Valentyna is working in Krakow, as a psychologist for Ukrainian children who have been traumatised by the war, in a private centre. After her formal work hours she continues to volunteer for those who need support. She tries to help everyone who asks for it and so her days are full – from early morning to late evening – and that’s her way of coping with the stress. 

Recently, Valentyna has completed a new therapeutic fairy tale for Ukrainian children. She is making the most of things, but she looks forward to returning to her hometown and the work that she adores. She finds not being able to envisage the future very difficult. 

Everything that is happening seems to me like a grey concrete wall. I don’t see the future.

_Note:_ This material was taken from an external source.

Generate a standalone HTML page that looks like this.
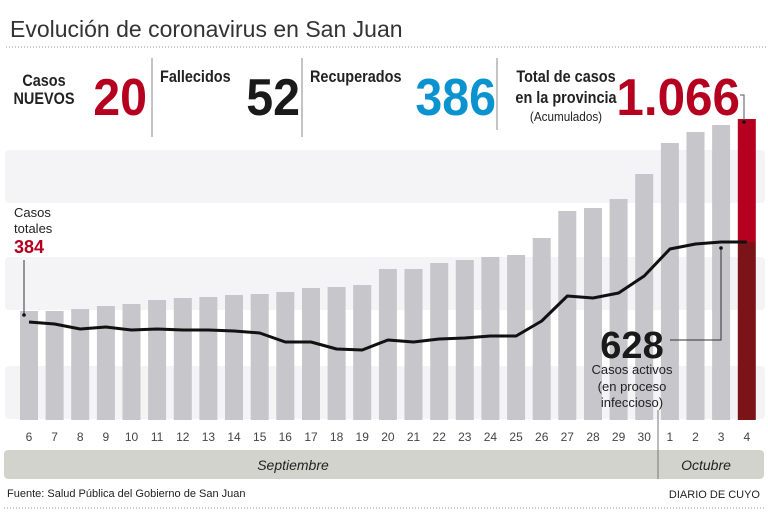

She tries to resist making plans for the future and lives day-by-day, just trying to do her best. Valentyna can already see how the hard experience of war has changed her: she is not so afraid now, she feels more emotionally sensitive, and more confident, and yet she carries less self-pride. Her life has been turned upside down and she does not believe it will ever be the same again. 

Many people are going through changes to their worldview now. I think now the question of humanity is at the front of everyone’s minds – and Ukraine is the country fighting for that.

Valentina says she will never forget the feeling of terror when she realised that bombs were falling and her children weren’t safe. But on a positive note, she will also remember how people helped and supported her family.

The war has helped me to understand who my real friends are – and who they are not.